# WORK TO COMPLETE
Reproduce the listing word for word. Skip any image.

# INFORMATION PROVIDED
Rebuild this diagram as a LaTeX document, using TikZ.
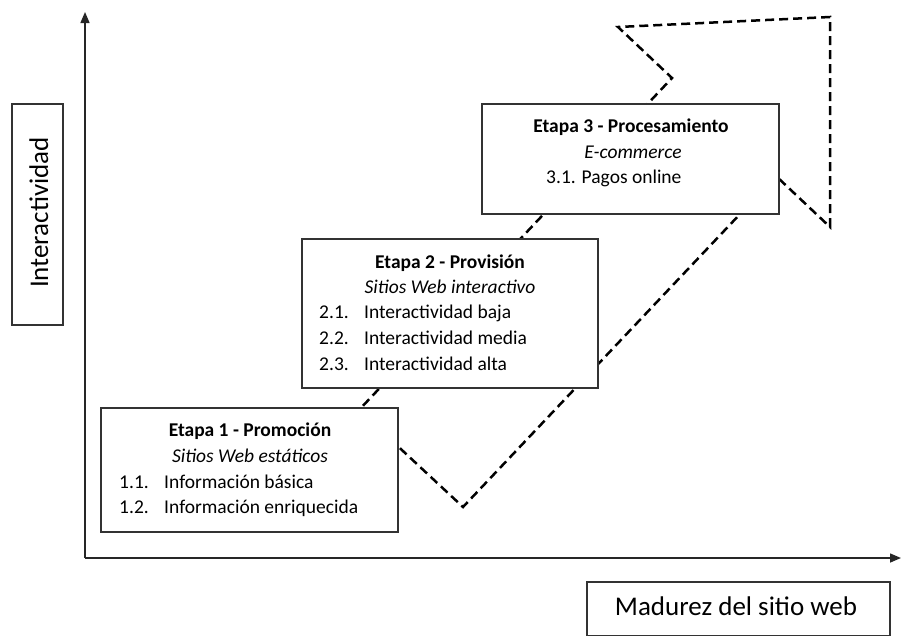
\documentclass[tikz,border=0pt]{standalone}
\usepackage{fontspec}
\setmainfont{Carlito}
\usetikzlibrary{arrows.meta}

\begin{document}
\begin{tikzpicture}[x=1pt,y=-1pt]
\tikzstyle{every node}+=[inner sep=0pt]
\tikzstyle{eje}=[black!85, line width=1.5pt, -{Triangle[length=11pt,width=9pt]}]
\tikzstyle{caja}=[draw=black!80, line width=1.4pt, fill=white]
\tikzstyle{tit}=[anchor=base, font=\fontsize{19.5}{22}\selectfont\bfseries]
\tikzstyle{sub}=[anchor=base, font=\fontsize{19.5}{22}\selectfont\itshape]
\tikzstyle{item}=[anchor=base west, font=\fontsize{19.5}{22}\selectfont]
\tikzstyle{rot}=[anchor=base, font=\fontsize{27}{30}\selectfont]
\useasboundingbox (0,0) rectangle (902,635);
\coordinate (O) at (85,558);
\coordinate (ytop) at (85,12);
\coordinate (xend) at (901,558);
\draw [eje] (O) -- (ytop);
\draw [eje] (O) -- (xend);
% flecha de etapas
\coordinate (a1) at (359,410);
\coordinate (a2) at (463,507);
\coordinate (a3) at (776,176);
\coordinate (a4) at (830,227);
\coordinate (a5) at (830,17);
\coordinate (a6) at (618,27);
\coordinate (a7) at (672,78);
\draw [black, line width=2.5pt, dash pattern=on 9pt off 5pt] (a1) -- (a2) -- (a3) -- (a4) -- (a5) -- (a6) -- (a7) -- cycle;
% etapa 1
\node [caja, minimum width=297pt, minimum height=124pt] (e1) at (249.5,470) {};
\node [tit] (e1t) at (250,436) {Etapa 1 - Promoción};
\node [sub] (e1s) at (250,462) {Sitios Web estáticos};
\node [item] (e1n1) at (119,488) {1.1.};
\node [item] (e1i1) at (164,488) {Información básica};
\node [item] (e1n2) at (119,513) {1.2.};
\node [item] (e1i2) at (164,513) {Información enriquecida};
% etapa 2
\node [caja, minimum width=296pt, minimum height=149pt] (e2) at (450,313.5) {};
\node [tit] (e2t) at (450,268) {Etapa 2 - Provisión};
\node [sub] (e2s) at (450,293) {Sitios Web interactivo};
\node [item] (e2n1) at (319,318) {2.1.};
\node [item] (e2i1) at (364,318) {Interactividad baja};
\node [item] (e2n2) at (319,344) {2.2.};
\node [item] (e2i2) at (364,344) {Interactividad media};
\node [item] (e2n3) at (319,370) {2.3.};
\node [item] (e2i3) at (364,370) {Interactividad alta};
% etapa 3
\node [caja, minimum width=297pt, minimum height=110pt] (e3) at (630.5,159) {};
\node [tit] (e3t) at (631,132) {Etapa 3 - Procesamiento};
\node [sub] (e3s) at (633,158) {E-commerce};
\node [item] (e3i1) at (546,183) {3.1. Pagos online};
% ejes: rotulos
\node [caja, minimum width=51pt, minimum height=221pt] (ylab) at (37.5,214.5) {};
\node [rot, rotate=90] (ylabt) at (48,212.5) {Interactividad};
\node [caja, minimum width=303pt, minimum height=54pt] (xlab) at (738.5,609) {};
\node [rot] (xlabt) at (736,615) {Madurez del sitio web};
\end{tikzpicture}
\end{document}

# OUTPUT FOR THIS EXERCISE
Rebuild this diagram as a LaTeX document, using TikZ.
\documentclass[tikz,border=0pt]{standalone}
\usepackage{fontspec}
\setmainfont{Carlito}
\usetikzlibrary{arrows.meta}

\begin{document}
\begin{tikzpicture}[x=1pt,y=-1pt]
\tikzstyle{every node}+=[inner sep=0pt]
\tikzstyle{eje}=[black!85, line width=1.5pt, -{Triangle[length=11pt,width=9pt]}]
\tikzstyle{caja}=[draw=black!80, line width=1.4pt, fill=white]
\tikzstyle{tit}=[anchor=base, font=\fontsize{19.5}{22}\selectfont\bfseries]
\tikzstyle{sub}=[anchor=base, font=\fontsize{19.5}{22}\selectfont\itshape]
\tikzstyle{item}=[anchor=base west, font=\fontsize{19.5}{22}\selectfont]
\tikzstyle{rot}=[anchor=base, font=\fontsize{27}{30}\selectfont]
\useasboundingbox (0,0) rectangle (902,635);
\coordinate (O) at (85,558);
\coordinate (ytop) at (85,12);
\coordinate (xend) at (901,558);
\draw [eje] (O) -- (ytop);
\draw [eje] (O) -- (xend);
% flecha de etapas
\coordinate (a1) at (359,410);
\coordinate (a2) at (463,507);
\coordinate (a3) at (776,176);
\coordinate (a4) at (830,227);
\coordinate (a5) at (830,17);
\coordinate (a6) at (618,27);
\coordinate (a7) at (672,78);
\draw [black, line width=2.5pt, dash pattern=on 9pt off 5pt] (a1) -- (a2) -- (a3) -- (a4) -- (a5) -- (a6) -- (a7) -- cycle;
% etapa 1
\node [caja, minimum width=297pt, minimum height=124pt] (e1) at (249.5,470) {};
\node [tit] (e1t) at (250,436) {Etapa 1 - Promoción};
\node [sub] (e1s) at (250,462) {Sitios Web estáticos};
\node [item] (e1n1) at (119,488) {1.1.};
\node [item] (e1i1) at (164,488) {Información básica};
\node [item] (e1n2) at (119,513) {1.2.};
\node [item] (e1i2) at (164,513) {Información enriquecida};
% etapa 2
\node [caja, minimum width=296pt, minimum height=149pt] (e2) at (450,313.5) {};
\node [tit] (e2t) at (450,268) {Etapa 2 - Provisión};
\node [sub] (e2s) at (450,293) {Sitios Web interactivo};
\node [item] (e2n1) at (319,318) {2.1.};
\node [item] (e2i1) at (364,318) {Interactividad baja};
\node [item] (e2n2) at (319,344) {2.2.};
\node [item] (e2i2) at (364,344) {Interactividad media};
\node [item] (e2n3) at (319,370) {2.3.};
\node [item] (e2i3) at (364,370) {Interactividad alta};
% etapa 3
\node [caja, minimum width=297pt, minimum height=110pt] (e3) at (630.5,159) {};
\node [tit] (e3t) at (631,132) {Etapa 3 - Procesamiento};
\node [sub] (e3s) at (633,158) {E-commerce};
\node [item] (e3i1) at (546,183) {3.1. Pagos online};
% ejes: rotulos
\node [caja, minimum width=51pt, minimum height=221pt] (ylab) at (37.5,214.5) {};
\node [rot, rotate=90] (ylabt) at (48,212.5) {Interactividad};
\node [caja, minimum width=303pt, minimum height=54pt] (xlab) at (738.5,609) {};
\node [rot] (xlabt) at (736,615) {Madurez del sitio web};
\end{tikzpicture}
\end{document}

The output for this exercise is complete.